Pictures aside, repeat every entry exactly.

───── EXTRACTED RECORDS

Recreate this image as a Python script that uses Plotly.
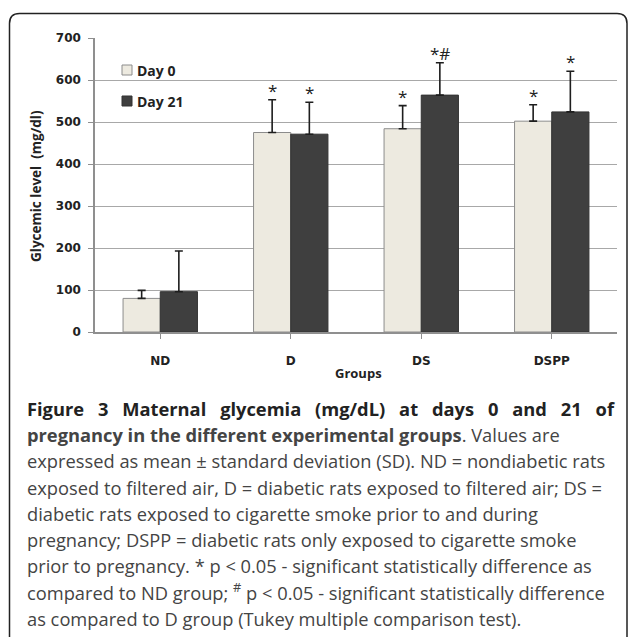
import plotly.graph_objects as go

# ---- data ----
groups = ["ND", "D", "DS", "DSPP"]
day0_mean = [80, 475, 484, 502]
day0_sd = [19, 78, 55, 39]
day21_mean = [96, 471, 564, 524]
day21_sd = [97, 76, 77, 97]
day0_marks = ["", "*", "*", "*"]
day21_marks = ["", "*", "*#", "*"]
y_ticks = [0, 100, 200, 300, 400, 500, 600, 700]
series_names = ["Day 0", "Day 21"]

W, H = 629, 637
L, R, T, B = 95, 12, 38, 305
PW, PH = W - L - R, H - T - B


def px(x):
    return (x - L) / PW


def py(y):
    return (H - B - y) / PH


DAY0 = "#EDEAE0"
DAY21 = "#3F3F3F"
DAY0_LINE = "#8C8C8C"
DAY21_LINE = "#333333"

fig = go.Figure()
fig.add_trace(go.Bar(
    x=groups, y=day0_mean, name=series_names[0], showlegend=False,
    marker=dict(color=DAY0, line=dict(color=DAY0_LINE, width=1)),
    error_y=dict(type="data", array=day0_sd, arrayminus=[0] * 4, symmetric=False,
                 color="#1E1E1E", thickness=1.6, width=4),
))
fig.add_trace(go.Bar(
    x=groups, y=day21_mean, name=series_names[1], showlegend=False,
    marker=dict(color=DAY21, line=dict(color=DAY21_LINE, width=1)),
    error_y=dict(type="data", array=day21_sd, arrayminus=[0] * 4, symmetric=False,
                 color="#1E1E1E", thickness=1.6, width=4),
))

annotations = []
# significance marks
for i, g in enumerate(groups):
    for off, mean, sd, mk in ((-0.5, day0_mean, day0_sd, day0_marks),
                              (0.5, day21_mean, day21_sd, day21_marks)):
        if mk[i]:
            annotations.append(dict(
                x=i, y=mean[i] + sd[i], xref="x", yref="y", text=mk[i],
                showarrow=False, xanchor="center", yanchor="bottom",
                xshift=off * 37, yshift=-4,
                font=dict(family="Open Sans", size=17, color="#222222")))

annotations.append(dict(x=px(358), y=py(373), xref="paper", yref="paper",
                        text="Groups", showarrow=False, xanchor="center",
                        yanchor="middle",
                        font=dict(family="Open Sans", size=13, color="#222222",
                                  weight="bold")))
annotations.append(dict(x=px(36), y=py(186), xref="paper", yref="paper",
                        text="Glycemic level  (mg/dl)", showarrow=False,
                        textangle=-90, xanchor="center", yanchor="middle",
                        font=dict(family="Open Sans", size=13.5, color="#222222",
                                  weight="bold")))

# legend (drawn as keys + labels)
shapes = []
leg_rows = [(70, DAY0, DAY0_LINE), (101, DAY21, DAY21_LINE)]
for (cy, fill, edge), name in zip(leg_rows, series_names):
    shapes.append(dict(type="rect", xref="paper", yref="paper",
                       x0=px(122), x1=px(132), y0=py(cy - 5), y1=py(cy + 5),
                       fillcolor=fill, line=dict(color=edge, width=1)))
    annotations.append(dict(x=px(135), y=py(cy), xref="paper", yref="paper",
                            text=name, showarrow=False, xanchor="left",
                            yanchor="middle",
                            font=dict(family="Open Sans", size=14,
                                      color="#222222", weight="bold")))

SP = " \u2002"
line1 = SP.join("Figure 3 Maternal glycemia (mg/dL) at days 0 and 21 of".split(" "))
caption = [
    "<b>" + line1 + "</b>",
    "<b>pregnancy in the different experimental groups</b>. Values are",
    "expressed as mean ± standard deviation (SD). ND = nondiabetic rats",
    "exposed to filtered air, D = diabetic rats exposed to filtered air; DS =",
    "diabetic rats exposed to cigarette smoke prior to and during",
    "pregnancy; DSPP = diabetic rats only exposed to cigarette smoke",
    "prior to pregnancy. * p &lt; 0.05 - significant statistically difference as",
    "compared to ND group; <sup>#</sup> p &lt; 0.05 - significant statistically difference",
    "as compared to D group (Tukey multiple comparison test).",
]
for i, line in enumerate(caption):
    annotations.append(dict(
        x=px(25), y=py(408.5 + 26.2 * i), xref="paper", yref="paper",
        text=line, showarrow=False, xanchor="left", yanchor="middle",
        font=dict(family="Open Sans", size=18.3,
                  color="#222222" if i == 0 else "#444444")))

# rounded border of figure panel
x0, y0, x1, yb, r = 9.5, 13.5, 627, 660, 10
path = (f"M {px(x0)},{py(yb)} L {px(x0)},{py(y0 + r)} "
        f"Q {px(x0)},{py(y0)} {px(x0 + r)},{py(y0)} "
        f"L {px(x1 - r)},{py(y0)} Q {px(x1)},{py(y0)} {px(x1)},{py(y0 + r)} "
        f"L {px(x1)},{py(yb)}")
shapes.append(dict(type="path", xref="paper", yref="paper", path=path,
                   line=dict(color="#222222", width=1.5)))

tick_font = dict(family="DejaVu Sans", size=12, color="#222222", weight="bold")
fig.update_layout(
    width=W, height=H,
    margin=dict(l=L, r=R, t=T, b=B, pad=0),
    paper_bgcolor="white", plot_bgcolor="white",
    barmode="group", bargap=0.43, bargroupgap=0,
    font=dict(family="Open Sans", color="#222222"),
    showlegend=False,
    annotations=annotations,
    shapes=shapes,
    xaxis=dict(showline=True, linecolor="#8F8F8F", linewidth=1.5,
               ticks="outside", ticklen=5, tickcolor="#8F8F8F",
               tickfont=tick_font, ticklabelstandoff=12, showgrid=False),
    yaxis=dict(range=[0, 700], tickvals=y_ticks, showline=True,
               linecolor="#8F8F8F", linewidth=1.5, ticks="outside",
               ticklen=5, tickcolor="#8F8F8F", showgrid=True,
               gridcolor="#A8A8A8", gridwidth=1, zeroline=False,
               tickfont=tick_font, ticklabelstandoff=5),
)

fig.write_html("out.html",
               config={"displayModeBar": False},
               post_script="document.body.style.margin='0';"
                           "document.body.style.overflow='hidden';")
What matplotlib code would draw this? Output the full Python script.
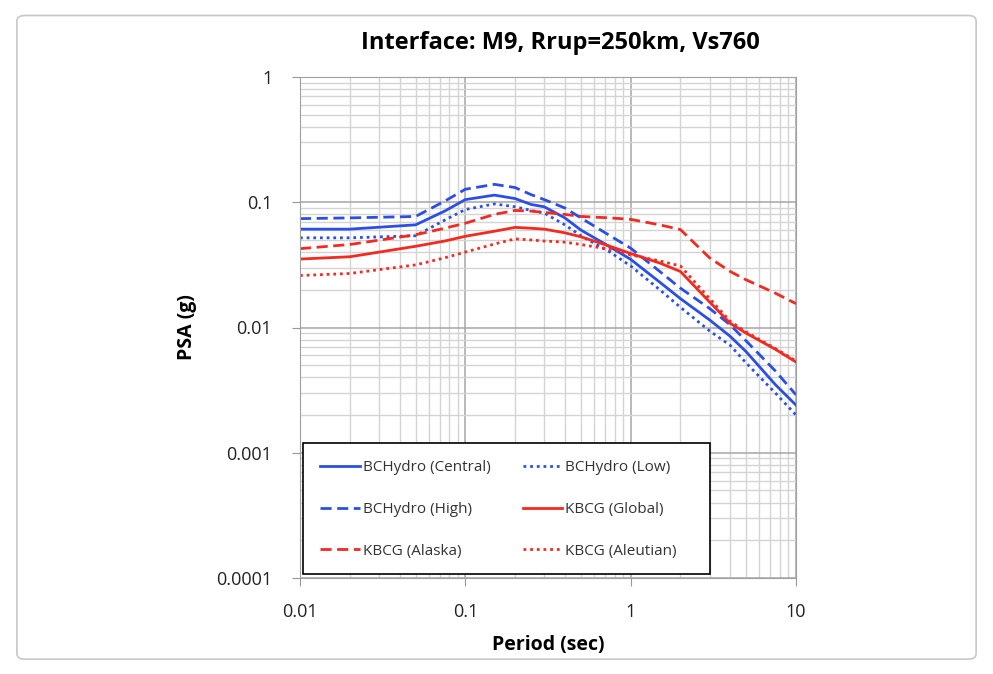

──────────

EXERCISE RESPONSE:
Recreate this image as a Python script that uses Plotly.
import plotly.graph_objects as go

# ---- data ----
groups = ["ND", "D", "DS", "DSPP"]
day0_mean = [80, 475, 484, 502]
day0_sd = [19, 78, 55, 39]
day21_mean = [96, 471, 564, 524]
day21_sd = [97, 76, 77, 97]
day0_marks = ["", "*", "*", "*"]
day21_marks = ["", "*", "*#", "*"]
y_ticks = [0, 100, 200, 300, 400, 500, 600, 700]
series_names = ["Day 0", "Day 21"]

W, H = 629, 637
L, R, T, B = 95, 12, 38, 305
PW, PH = W - L - R, H - T - B


def px(x):
    return (x - L) / PW


def py(y):
    return (H - B - y) / PH


DAY0 = "#EDEAE0"
DAY21 = "#3F3F3F"
DAY0_LINE = "#8C8C8C"
DAY21_LINE = "#333333"

fig = go.Figure()
fig.add_trace(go.Bar(
    x=groups, y=day0_mean, name=series_names[0], showlegend=False,
    marker=dict(color=DAY0, line=dict(color=DAY0_LINE, width=1)),
    error_y=dict(type="data", array=day0_sd, arrayminus=[0] * 4, symmetric=False,
                 color="#1E1E1E", thickness=1.6, width=4),
))
fig.add_trace(go.Bar(
    x=groups, y=day21_mean, name=series_names[1], showlegend=False,
    marker=dict(color=DAY21, line=dict(color=DAY21_LINE, width=1)),
    error_y=dict(type="data", array=day21_sd, arrayminus=[0] * 4, symmetric=False,
                 color="#1E1E1E", thickness=1.6, width=4),
))

annotations = []
# significance marks
for i, g in enumerate(groups):
    for off, mean, sd, mk in ((-0.5, day0_mean, day0_sd, day0_marks),
                              (0.5, day21_mean, day21_sd, day21_marks)):
        if mk[i]:
            annotations.append(dict(
                x=i, y=mean[i] + sd[i], xref="x", yref="y", text=mk[i],
                showarrow=False, xanchor="center", yanchor="bottom",
                xshift=off * 37, yshift=-4,
                font=dict(family="Open Sans", size=17, color="#222222")))

annotations.append(dict(x=px(358), y=py(373), xref="paper", yref="paper",
                        text="Groups", showarrow=False, xanchor="center",
                        yanchor="middle",
                        font=dict(family="Open Sans", size=13, color="#222222",
                                  weight="bold")))
annotations.append(dict(x=px(36), y=py(186), xref="paper", yref="paper",
                        text="Glycemic level  (mg/dl)", showarrow=False,
                        textangle=-90, xanchor="center", yanchor="middle",
                        font=dict(family="Open Sans", size=13.5, color="#222222",
                                  weight="bold")))

# legend (drawn as keys + labels)
shapes = []
leg_rows = [(70, DAY0, DAY0_LINE), (101, DAY21, DAY21_LINE)]
for (cy, fill, edge), name in zip(leg_rows, series_names):
    shapes.append(dict(type="rect", xref="paper", yref="paper",
                       x0=px(122), x1=px(132), y0=py(cy - 5), y1=py(cy + 5),
                       fillcolor=fill, line=dict(color=edge, width=1)))
    annotations.append(dict(x=px(135), y=py(cy), xref="paper", yref="paper",
                            text=name, showarrow=False, xanchor="left",
                            yanchor="middle",
                            font=dict(family="Open Sans", size=14,
                                      color="#222222", weight="bold")))

SP = " \u2002"
line1 = SP.join("Figure 3 Maternal glycemia (mg/dL) at days 0 and 21 of".split(" "))
caption = [
    "<b>" + line1 + "</b>",
    "<b>pregnancy in the different experimental groups</b>. Values are",
    "expressed as mean ± standard deviation (SD). ND = nondiabetic rats",
    "exposed to filtered air, D = diabetic rats exposed to filtered air; DS =",
    "diabetic rats exposed to cigarette smoke prior to and during",
    "pregnancy; DSPP = diabetic rats only exposed to cigarette smoke",
    "prior to pregnancy. * p &lt; 0.05 - significant statistically difference as",
    "compared to ND group; <sup>#</sup> p &lt; 0.05 - significant statistically difference",
    "as compared to D group (Tukey multiple comparison test).",
]
for i, line in enumerate(caption):
    annotations.append(dict(
        x=px(25), y=py(408.5 + 26.2 * i), xref="paper", yref="paper",
        text=line, showarrow=False, xanchor="left", yanchor="middle",
        font=dict(family="Open Sans", size=18.3,
                  color="#222222" if i == 0 else "#444444")))

# rounded border of figure panel
x0, y0, x1, yb, r = 9.5, 13.5, 627, 660, 10
path = (f"M {px(x0)},{py(yb)} L {px(x0)},{py(y0 + r)} "
        f"Q {px(x0)},{py(y0)} {px(x0 + r)},{py(y0)} "
        f"L {px(x1 - r)},{py(y0)} Q {px(x1)},{py(y0)} {px(x1)},{py(y0 + r)} "
        f"L {px(x1)},{py(yb)}")
shapes.append(dict(type="path", xref="paper", yref="paper", path=path,
                   line=dict(color="#222222", width=1.5)))

tick_font = dict(family="DejaVu Sans", size=12, color="#222222", weight="bold")
fig.update_layout(
    width=W, height=H,
    margin=dict(l=L, r=R, t=T, b=B, pad=0),
    paper_bgcolor="white", plot_bgcolor="white",
    barmode="group", bargap=0.43, bargroupgap=0,
    font=dict(family="Open Sans", color="#222222"),
    showlegend=False,
    annotations=annotations,
    shapes=shapes,
    xaxis=dict(showline=True, linecolor="#8F8F8F", linewidth=1.5,
               ticks="outside", ticklen=5, tickcolor="#8F8F8F",
               tickfont=tick_font, ticklabelstandoff=12, showgrid=False),
    yaxis=dict(range=[0, 700], tickvals=y_ticks, showline=True,
               linecolor="#8F8F8F", linewidth=1.5, ticks="outside",
               ticklen=5, tickcolor="#8F8F8F", showgrid=True,
               gridcolor="#A8A8A8", gridwidth=1, zeroline=False,
               tickfont=tick_font, ticklabelstandoff=5),
)

fig.write_html("out.html",
               config={"displayModeBar": False},
               post_script="document.body.style.margin='0';"
                           "document.body.style.overflow='hidden';")
What matplotlib code would draw this? Output the full Python script.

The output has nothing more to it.